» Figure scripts
-=-=-=-=-

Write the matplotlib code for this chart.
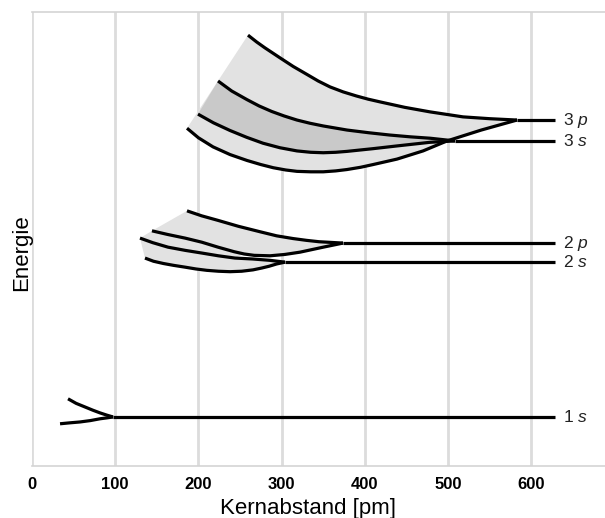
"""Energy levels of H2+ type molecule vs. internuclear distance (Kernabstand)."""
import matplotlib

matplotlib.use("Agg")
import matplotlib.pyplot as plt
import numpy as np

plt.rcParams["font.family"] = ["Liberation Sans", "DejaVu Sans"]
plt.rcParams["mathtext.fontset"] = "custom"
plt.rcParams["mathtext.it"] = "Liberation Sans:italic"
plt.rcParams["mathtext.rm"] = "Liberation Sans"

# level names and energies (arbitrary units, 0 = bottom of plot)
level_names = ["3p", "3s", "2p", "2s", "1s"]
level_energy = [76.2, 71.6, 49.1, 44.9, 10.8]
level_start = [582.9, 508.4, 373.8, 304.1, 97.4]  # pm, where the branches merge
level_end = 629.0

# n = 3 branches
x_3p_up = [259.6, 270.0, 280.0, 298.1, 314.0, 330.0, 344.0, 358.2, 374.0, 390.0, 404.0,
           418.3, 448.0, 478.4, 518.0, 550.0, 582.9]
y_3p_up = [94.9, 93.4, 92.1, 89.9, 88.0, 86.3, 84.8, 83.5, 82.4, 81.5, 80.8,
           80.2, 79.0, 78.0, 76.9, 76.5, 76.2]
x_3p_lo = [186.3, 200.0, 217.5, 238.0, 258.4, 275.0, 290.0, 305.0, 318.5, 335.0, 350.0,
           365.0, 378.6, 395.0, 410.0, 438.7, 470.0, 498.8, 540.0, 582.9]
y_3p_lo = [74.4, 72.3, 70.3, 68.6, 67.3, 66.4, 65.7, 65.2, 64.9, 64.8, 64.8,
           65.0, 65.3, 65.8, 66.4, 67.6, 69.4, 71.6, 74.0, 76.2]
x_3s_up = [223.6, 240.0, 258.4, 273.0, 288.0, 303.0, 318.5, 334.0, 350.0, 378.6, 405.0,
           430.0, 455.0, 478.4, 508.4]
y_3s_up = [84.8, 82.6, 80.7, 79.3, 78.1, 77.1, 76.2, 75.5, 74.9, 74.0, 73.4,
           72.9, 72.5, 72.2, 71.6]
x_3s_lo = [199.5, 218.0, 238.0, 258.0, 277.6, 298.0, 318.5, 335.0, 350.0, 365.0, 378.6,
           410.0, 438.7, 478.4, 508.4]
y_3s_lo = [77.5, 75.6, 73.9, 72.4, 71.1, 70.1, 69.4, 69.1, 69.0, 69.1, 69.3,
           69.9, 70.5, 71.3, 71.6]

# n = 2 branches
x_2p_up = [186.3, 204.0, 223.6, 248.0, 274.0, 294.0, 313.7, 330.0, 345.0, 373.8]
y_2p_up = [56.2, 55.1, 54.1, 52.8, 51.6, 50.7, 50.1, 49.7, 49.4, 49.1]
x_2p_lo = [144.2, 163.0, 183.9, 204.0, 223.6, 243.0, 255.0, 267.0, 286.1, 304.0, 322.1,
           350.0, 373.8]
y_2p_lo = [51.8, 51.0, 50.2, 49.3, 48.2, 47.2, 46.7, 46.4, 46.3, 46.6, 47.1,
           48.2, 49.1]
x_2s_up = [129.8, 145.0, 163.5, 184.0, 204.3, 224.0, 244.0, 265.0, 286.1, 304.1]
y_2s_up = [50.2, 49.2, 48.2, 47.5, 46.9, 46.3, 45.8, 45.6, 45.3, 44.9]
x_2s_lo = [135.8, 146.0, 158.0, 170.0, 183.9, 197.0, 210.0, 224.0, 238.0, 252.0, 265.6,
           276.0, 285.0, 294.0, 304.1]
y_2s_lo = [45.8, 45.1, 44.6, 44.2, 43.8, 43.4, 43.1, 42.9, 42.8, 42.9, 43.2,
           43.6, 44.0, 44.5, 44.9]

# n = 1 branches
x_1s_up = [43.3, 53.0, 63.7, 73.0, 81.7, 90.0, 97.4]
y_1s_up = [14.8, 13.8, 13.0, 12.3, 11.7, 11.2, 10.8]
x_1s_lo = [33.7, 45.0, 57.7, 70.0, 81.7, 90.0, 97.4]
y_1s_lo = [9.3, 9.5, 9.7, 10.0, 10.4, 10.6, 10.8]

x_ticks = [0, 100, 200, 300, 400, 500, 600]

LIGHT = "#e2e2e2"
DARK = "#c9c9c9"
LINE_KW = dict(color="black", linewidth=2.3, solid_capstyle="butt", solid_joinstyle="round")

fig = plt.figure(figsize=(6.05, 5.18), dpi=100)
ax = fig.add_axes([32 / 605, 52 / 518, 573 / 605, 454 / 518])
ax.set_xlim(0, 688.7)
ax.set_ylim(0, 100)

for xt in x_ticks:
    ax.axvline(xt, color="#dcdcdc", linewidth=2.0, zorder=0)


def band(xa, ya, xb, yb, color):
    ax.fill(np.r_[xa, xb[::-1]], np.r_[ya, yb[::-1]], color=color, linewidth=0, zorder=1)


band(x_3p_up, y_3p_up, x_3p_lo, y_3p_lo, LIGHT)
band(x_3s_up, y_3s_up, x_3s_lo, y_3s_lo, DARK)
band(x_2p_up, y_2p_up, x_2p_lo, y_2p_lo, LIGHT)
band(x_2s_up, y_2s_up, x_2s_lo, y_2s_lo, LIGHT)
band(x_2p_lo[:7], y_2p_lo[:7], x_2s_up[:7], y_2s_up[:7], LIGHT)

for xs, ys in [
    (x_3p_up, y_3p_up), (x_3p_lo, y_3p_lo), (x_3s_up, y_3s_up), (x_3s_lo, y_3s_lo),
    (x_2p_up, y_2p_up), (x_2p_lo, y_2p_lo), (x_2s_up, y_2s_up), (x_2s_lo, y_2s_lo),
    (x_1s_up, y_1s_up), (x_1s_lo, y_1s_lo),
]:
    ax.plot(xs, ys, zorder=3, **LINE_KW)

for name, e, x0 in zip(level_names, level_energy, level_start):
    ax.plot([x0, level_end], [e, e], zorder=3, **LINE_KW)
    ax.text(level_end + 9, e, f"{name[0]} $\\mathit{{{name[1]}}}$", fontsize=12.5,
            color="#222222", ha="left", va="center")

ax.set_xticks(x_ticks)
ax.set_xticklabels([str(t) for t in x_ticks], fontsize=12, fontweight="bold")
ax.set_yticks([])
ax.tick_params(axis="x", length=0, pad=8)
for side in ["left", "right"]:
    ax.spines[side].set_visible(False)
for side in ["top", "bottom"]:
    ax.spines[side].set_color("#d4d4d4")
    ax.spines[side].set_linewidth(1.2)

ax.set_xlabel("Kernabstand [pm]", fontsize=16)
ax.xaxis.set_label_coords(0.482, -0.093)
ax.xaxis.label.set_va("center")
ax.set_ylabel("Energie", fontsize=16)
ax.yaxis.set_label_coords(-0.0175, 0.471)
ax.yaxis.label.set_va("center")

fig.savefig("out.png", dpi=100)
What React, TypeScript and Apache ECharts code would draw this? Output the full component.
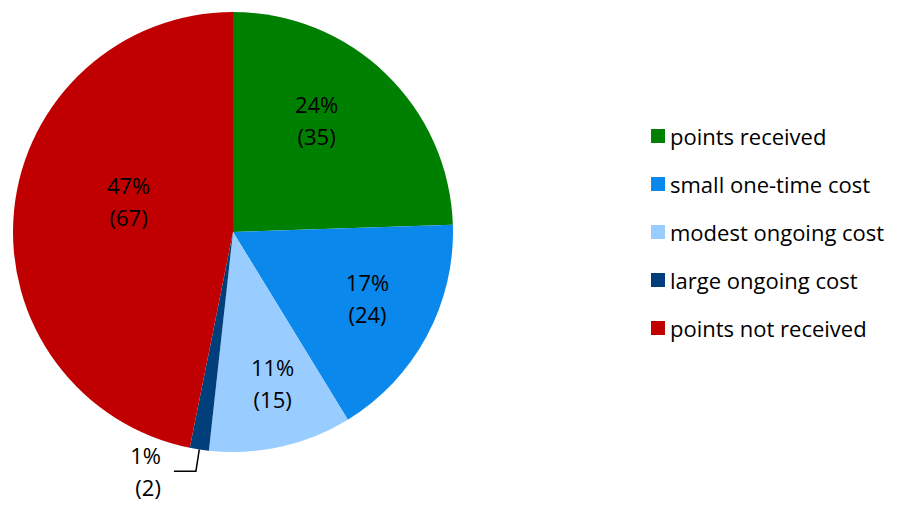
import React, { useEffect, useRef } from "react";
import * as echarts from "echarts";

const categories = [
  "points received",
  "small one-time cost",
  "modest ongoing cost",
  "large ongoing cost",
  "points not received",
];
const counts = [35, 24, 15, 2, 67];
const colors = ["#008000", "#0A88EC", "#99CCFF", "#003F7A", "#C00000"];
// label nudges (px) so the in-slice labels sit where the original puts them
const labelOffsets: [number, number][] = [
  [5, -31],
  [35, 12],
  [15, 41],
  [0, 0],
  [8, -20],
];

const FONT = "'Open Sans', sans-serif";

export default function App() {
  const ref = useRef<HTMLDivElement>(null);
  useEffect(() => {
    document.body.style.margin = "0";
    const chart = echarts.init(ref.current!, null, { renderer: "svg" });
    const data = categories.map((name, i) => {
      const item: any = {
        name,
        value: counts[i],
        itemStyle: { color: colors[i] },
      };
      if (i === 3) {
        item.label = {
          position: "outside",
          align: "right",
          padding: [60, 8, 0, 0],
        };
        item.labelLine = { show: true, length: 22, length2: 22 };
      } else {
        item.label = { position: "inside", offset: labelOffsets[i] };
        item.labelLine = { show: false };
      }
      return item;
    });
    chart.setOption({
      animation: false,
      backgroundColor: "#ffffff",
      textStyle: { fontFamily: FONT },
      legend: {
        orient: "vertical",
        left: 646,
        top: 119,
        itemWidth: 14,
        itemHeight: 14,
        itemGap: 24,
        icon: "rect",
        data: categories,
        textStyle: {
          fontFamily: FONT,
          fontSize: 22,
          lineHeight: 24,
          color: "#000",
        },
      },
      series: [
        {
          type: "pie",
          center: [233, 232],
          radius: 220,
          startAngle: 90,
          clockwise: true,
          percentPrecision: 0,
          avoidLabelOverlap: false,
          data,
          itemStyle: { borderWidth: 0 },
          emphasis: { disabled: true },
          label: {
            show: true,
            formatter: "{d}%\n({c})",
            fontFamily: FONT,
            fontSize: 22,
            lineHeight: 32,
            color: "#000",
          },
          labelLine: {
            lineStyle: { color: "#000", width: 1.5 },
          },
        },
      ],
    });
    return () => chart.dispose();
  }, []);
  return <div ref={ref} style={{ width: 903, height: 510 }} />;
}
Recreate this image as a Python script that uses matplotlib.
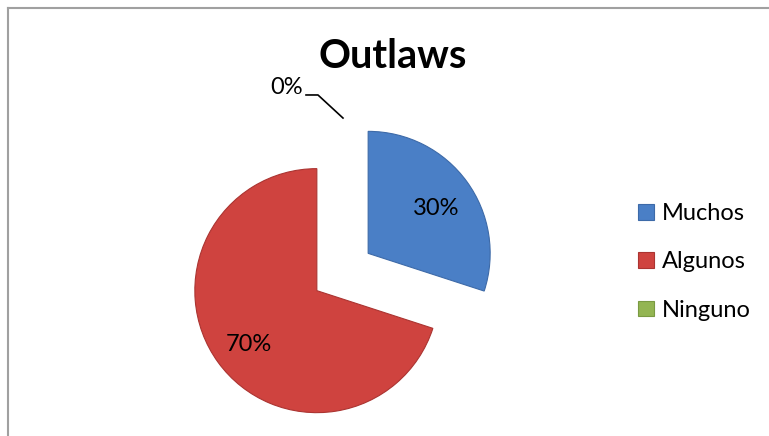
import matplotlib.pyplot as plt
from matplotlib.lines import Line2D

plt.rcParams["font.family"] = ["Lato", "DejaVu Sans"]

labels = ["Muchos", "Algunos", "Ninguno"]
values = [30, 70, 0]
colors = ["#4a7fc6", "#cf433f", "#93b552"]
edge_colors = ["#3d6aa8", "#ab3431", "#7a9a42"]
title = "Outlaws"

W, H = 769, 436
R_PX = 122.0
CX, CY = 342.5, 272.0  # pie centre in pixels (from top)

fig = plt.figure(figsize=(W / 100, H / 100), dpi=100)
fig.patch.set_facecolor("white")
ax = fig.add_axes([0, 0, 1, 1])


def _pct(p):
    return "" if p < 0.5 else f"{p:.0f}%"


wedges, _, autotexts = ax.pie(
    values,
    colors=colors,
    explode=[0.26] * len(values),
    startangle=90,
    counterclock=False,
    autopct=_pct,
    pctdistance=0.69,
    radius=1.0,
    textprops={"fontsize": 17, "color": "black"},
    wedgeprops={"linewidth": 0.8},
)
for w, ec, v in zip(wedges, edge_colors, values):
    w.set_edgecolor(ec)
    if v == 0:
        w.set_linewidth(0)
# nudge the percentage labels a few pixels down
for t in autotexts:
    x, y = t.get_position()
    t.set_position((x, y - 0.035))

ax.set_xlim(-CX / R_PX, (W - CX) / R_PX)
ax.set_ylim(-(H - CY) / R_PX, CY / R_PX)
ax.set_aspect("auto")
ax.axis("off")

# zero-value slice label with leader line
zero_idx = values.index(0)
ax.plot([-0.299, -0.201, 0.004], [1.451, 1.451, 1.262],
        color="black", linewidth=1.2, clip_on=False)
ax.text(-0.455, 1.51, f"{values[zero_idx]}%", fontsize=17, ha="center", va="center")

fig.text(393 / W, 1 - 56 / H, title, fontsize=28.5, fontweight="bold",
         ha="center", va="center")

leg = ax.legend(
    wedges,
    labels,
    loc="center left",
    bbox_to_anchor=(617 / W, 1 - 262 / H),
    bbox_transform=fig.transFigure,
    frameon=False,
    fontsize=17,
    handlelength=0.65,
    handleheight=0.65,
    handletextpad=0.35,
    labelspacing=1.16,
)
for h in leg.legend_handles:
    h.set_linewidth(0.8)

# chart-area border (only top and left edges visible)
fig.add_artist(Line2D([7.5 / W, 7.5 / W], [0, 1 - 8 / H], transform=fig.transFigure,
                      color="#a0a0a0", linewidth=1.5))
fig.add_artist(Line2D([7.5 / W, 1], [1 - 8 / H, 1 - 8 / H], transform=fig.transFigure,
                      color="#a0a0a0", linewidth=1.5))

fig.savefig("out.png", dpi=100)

-=-=-=-=-

» Exercise aim
Only the lines from the start of the material through the line containing "import numpy as np" should be transcribed. Pictures stay out.

» Final result
Write the matplotlib code for this chart.
"""Energy levels of H2+ type molecule vs. internuclear distance (Kernabstand)."""
import matplotlib

matplotlib.use("Agg")
import matplotlib.pyplot as plt
import numpy as np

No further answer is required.